Segundo o CM, a legislação aprovada “vem assegurar a independência das actividades de facilitadora e de coordenação da atribuição de faixas horárias, nos termos impostos pela legislação europeia, através de uma nova entidade sem fins lucrativos”.

De acordo com a versão do diploma a que o PÚBLICO teve acesso, as partes interessadas podem associar-se para dar corpo a este novo organismo, que vai exercer as suas funções “em regime de concessão de serviço público”, sendo que a maior representatividade do sector em causa, no caso de mais do que uma proposta, funcionará como critério para a escolha. A missão é gerir a coordenação das slots nos aeroportos mais congestionados, como é o caso de Lisboa, Porto, Faro e Funchal, e facilitando a gestão nos restantes (como Beja ou Ponta Delgada).
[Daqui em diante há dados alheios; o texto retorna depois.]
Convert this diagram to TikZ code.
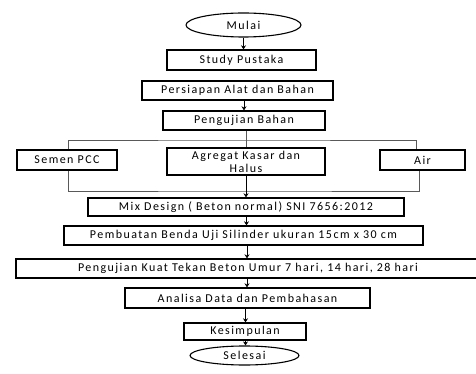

A nova entidade coordenadora terá um “financiamento autónomo, com receitas próprias decorrentes da taxa cobrada pelos serviços de atribuição de faixas horárias aos operadores aéreos que utilizam os aeroportos e às respectivas entidades gestoras aeroportuárias”.

Depois, além da questão financeira, fica sublinhado que deve “actuar de forma independente” e que não pode “solicitar nem receber instruções do Governo ou de quaisquer entidades públicas ou privadas”.

Já a supervisão permanece nas mãos do regulador do sector, a Autoridade Nacional da Aviação Civil (ANAC), ao qual o gestor do novo organismo responderá directamente. É também a ANAC quem define o valor das taxas, após proposta da referida entidade coordenadora.

Nos estatutos da futura entidade coordenadora, diz a lei, deve prever-se que a composição dos seus órgãos sociais “assegure a representação efectiva de todas as suas associadas” de modo a que nenhuma delas possa ter o controlo. Esta deve integrar “os operadores aéreos responsáveis por, pelo menos, 25% do volume de tráfego total dos aeroportos coordenados” e “as entidades gestoras aeroportuárias dos aeroportos que represente, pelo menos, 30% do volume de tráfego total”.

De acordo com a versão do diploma em questão, até que esta nova entidade tenha verbas suficientes para estar operacional (o montante será cobrado mensalmente) a ANA continuará com a atribuição das slots. Depois, e para “evitar a interrupção nos serviços”, a ANA “deve prestar a cooperação necessária com vista à implementação e à prossecução daquele serviço pela entidade coordenadora, incluindo a possibilidade de transmissão de meios técnicos, humanos e financeiros, nos termos a acordar”.